По-другому с «ученым немцем» обошелся Надеждин в своем «Телескопе». Сперва, в 1833 году, создателя «Романтической школы» здесь охотно поругивали, обличая его с чужих слов в цинизме и вражде к отечеству [18]. Сам Надеждин даже сравнил его с библейским Хамом, «открывшим наготу отца своего» [19]. Но вскоре акценты меняются – «нагота» немецкого романтизма, кощунственно открытая Гейне, на время пригодилась ему для его эстетической программы. Напомню, что в «Романтической школе» Гейне язвительно атаковал средневековую ностальгию и католические пристрастия немецких романтиков. Его саркастическая критика пришлась теперь по душе Надеждину, тоже нападавшему на романтизм – хотя по совершенно другим резонам. Усматривая, подобно Гейне, в этой школе затхлое наследие Средневековья, он грезил о ее преодолении в рамках грядущей синтетической культуры, призванной соединить романтизм с классицизмом или, по его словам, «уравновесить душу с телом» (впрочем, персональные вкусы Надеждина оставались довольно консервативными и по существу тяготели к непреодоленному классицизму). Кроме того, ему как благочестивому выпускнику православной Духовной академии, безусловно, импонировал антикатолический задор поэта. В результате Надеждин, по примеру Булгарина, находчиво приспособил леволиберальный и пока еще антиклерикальный неоромантизм Гейне к собственным идеологемам (вроде того, как он сумел утилизовать и Барбье). Поместив у себя в начале 1834 года, ровно через год после прежних нападок, отрывок «Гёте и Шиллер» из «Романтической школы», редактор «Телескопа» снабдил его предисловием, где неодобрительно отозвался о романтической «страсти к среднему веку» и «интригах католицизма» [20], солидаризируясь, таким образом, с автором.

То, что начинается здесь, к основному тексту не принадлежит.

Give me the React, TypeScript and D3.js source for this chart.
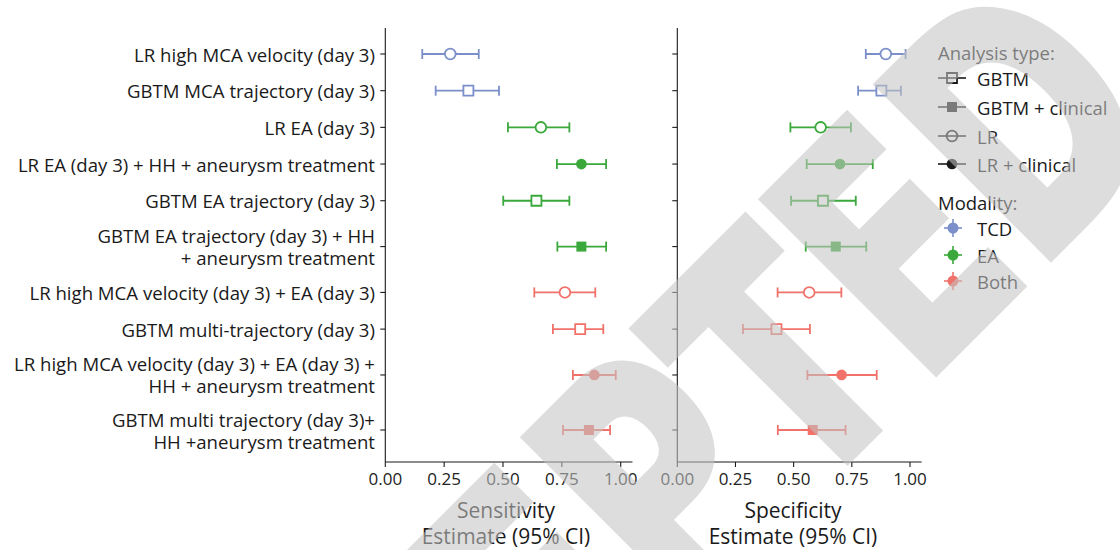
import React from "react";
import * as d3 from "d3";

// ---------- data ----------
const labels = [
  "LR high MCA velocity (day 3)",
  "GBTM MCA trajectory (day 3)",
  "LR EA (day 3)",
  "LR EA (day 3) + HH + aneurysm treatment",
  "GBTM EA trajectory (day 3)",
  "GBTM EA trajectory (day 3) + HH\n+ aneurysm treatment",
  "LR high MCA velocity (day 3) + EA (day 3)",
  "GBTM multi-trajectory (day 3)",
  "LR high MCA velocity (day 3) + EA (day 3) +\nHH + aneurysm treatment",
  "GBTM multi trajectory (day 3)+\nHH +aneurysm treatment",
];
const analysisType = ["LR", "GBTM", "LR", "LR + clinical", "GBTM", "GBTM + clinical", "LR", "GBTM", "LR + clinical", "GBTM + clinical"];
const modality = ["TCD", "TCD", "EA", "EA", "EA", "EA", "Both", "Both", "Both", "Both"];

const sensLo = [0.157, 0.214, 0.521, 0.729, 0.501, 0.731, 0.633, 0.712, 0.797, 0.755];
const sensEst = [0.276, 0.353, 0.661, 0.833, 0.642, 0.833, 0.763, 0.828, 0.888, 0.865];
const sensHi = [0.397, 0.483, 0.782, 0.938, 0.782, 0.938, 0.892, 0.926, 0.979, 0.955];

const specLo = [0.81, 0.777, 0.486, 0.556, 0.489, 0.552, 0.431, 0.282, 0.559, 0.432];
const specEst = [0.896, 0.877, 0.616, 0.699, 0.626, 0.681, 0.567, 0.426, 0.706, 0.582];
const specHi = [0.981, 0.961, 0.746, 0.84, 0.767, 0.812, 0.705, 0.57, 0.857, 0.723];

const xTicks = [0, 0.25, 0.5, 0.75, 1];
const analysisTypes = ["GBTM", "GBTM + clinical", "LR", "LR + clinical"];
const modalities = ["TCD", "EA", "Both"];
const modalityColors = ["#7b8fca", "#3aa83a", "#f0726a"];
const watermarkText = "ACCEPTED";

// ---------- helpers ----------
const W = 1120;
const H = 550;
const FONT = "'Open Sans', 'Noto Sans', sans-serif";
const INK = "#1a1a1a";

const colorScale = d3.scaleOrdinal<string, string>().domain(modalities).range(modalityColors);

// row positions: two-line labels take a bit more room
const lineCounts = labels.map((l) => l.split("\n").length);
const rowWeights = lineCounts.map((n) => (n > 1 ? 1.5 : 1));
const cum: number[] = [];
{
  let acc = 0;
  rowWeights.forEach((w, i) => {
    if (i > 0) acc += (rowWeights[i - 1] + w) / 2;
    cum.push(acc);
  });
}
const yScale = d3.scaleLinear().domain([0, cum[cum.length - 1]]).range([54, 430]);
const rowY = (i: number) => yScale(cum[i]);

const panelTop = 28;
const panelBottom = 462;

function Marker({ x, y, type, color, legend }: { x: number; y: number; type: string; color: string; legend?: boolean }) {
  const sq = type.startsWith("GBTM");
  const d = d3.symbol().type(sq ? d3.symbolSquare : d3.symbolCircle).size(sq ? 100 : 90)() as string;
  const filled = type.includes("clinical");
  return (
    <path
      d={d}
      transform={`translate(${x},${y})`}
      fill={filled ? color : legend ? "none" : "#ffffff"}
      stroke={color}
      strokeWidth={filled ? 0 : 1.8}
    />
  );
}

function Panel({
  x0,
  x1,
  lo,
  est,
  hi,
  title,
  titleX,
}: {
  x0: number;
  x1: number;
  lo: number[];
  est: number[];
  hi: number[];
  title: string;
  titleX: number;
}) {
  const x = d3.scaleLinear().domain([0, 1]).range([x0, x1]);
  const axisEnd = x(1.05);
  return (
    <g>
      <line x1={x0} x2={x0} y1={panelTop} y2={panelBottom} stroke={INK} strokeWidth={1.1} />
      <line x1={x0} x2={axisEnd} y1={panelBottom} y2={panelBottom} stroke={INK} strokeWidth={1.1} />
      {labels.map((_, i) => (
        <line key={"yt" + i} x1={x0 - 5} x2={x0} y1={rowY(i)} y2={rowY(i)} stroke={INK} strokeWidth={1.1} />
      ))}
      {xTicks.map((t) => (
        <g key={"xt" + t}>
          <line x1={x(t)} x2={x(t)} y1={panelBottom} y2={panelBottom + 5} stroke={INK} strokeWidth={1.1} />
          <text x={x(t)} y={panelBottom + 16} textAnchor="middle" dominantBaseline="central" fontFamily={FONT} fontSize={17} fill="#222">
            {d3.format(".2f")(t)}
          </text>
        </g>
      ))}
      {labels.map((_, i) => {
        const y = rowY(i);
        const c = colorScale(modality[i]);
        return (
          <g key={"pt" + i}>
            <line x1={x(lo[i])} x2={x(hi[i])} y1={y} y2={y} stroke={c} strokeWidth={1.8} />
            <line x1={x(lo[i])} x2={x(lo[i])} y1={y - 5} y2={y + 5} stroke={c} strokeWidth={1.8} />
            <line x1={x(hi[i])} x2={x(hi[i])} y1={y - 5} y2={y + 5} stroke={c} strokeWidth={1.8} />
            <Marker x={x(est[i])} y={y} type={analysisType[i]} color={c} />
          </g>
        );
      })}
      <text x={titleX} y={510} textAnchor="middle" dominantBaseline="central" fontFamily={FONT} fontSize={21} fill={INK}>
        {title}
      </text>
      <text x={titleX} y={536} textAnchor="middle" dominantBaseline="central" fontFamily={FONT} fontSize={21} fill={INK}>
        Estimate (95% CI)
      </text>
    </g>
  );
}

export default function App() {
  const legendX = 938;
  const atY = [78, 107, 136, 164];
  const modY = [228, 255, 281];
  const LF = 18.5;
  return (
    <svg
      width={W}
      height={H}
      viewBox={`0 0 ${W} ${H}`}
      style={{ position: "absolute", left: 0, top: 0, background: "#fff" }}
    >
      <rect width={W} height={H} fill="#fff" />
      {labels.map((l, i) => {
        const lines = l.split("\n");
        return (
          <text key={"yl" + i} textAnchor="end" fontFamily={FONT} fontSize={18.6} fill={INK}>
            {lines.map((s, k) => (
              <tspan key={k} x={375} y={rowY(i) + (k - (lines.length - 1) / 2) * 22} dominantBaseline="central">
                {s}
              </tspan>
            ))}
          </text>
        );
      })}
      <Panel x0={385.3} x1={620.7} lo={sensLo} est={sensEst} hi={sensHi} title="Sensitivity" titleX={506} />
      <Panel x0={677.3} x1={910} lo={specLo} est={specEst} hi={specHi} title="Specificity" titleX={793} />

      <text x={legendX} y={52} dominantBaseline="central" fontFamily={FONT} fontSize={LF} fill={INK}>
        Analysis type:
      </text>
      {analysisTypes.map((t, i) => (
        <g key={"at" + t}>
          <line x1={legendX} x2={legendX + 28} y1={atY[i]} y2={atY[i]} stroke={INK} strokeWidth={1.6} />
          <Marker x={legendX + 14} y={atY[i]} type={t} color={INK} legend />
          <text x={977} y={atY[i]} dominantBaseline="central" fontFamily={FONT} fontSize={LF} fill={INK}>
            {t}
          </text>
        </g>
      ))}
      <text x={legendX} y={202} dominantBaseline="central" fontFamily={FONT} fontSize={LF} fill={INK}>
        Modality:
      </text>
      {modalities.map((m, i) => (
        <g key={"md" + m}>
          <line x1={legendX + 6} x2={legendX + 24} y1={modY[i]} y2={modY[i]} stroke={colorScale(m)} strokeWidth={1.6} />
          <line x1={legendX + 15} x2={legendX + 15} y1={modY[i] - 9} y2={modY[i] + 9} stroke={colorScale(m)} strokeWidth={1.6} />
          <circle cx={legendX + 15} cy={modY[i]} r={5.5} fill={colorScale(m)} />
          <text x={977} y={modY[i]} dominantBaseline="central" fontFamily={FONT} fontSize={LF} fill={INK}>
            {m}
          </text>
        </g>
      ))}

      {/* watermark */}
      <g opacity={0.57}>
        <text
          transform="translate(190,1118) rotate(-45) scale(0.71,1)"
          fontFamily="'DejaVu Sans', sans-serif"
          fontWeight="bold"
          fontSize={335}
          fill="#c4c4c4"
          stroke="#c4c4c4"
          strokeWidth={8}
          strokeLinejoin="miter"
        >
          {watermarkText}
        </text>
      </g>
    </svg>
  );
}
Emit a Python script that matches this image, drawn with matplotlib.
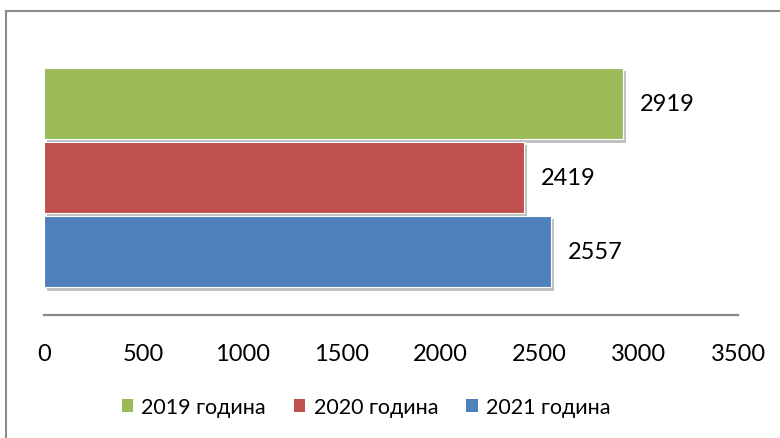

Для анализа тогдашних политических аллюзий специфический интерес представляет тема Североамериканских Соединенных Штатов. Еще на рубеже 1810–1820-х годов у русских наблюдателей – П. И. Полетики и П. П. Свиньина – это бурно растущее государство вызывало сочувственно-критический интерес [21], не лишенный все же некоторого беспокойства и раздражения. В более позднюю, николаевскую, пору в русской прозе и журналистике уже ощутима приглушенная, но внятная тревога по поводу того, что заокеанская федерация свободных республик являет собой потенциальную альтернативу как европейским монархиям, так и, главное, отечественному абсолютизму. Привычней, однако, была точка зрения, высказанная Аксентием Ивановичем Поприщиным, – о том, что «государство не может быть без короля». Да и сам Гоголь в «Выбранных местах из переписки с друзьями» этот поприщинский довод приписал даже Пушкину, который якобы называл САСШ «автоматом» – ибо чем еще может быть «государство без полномощного монарха»? У Пушкина действительно имелись весьма критические высказывания в адрес Соединенных Штатов, но существенно иного толка. Вопрос этот, впрочем, настолько изучен в пушкинистике, что заново обращаться к нему было бы тут излишним.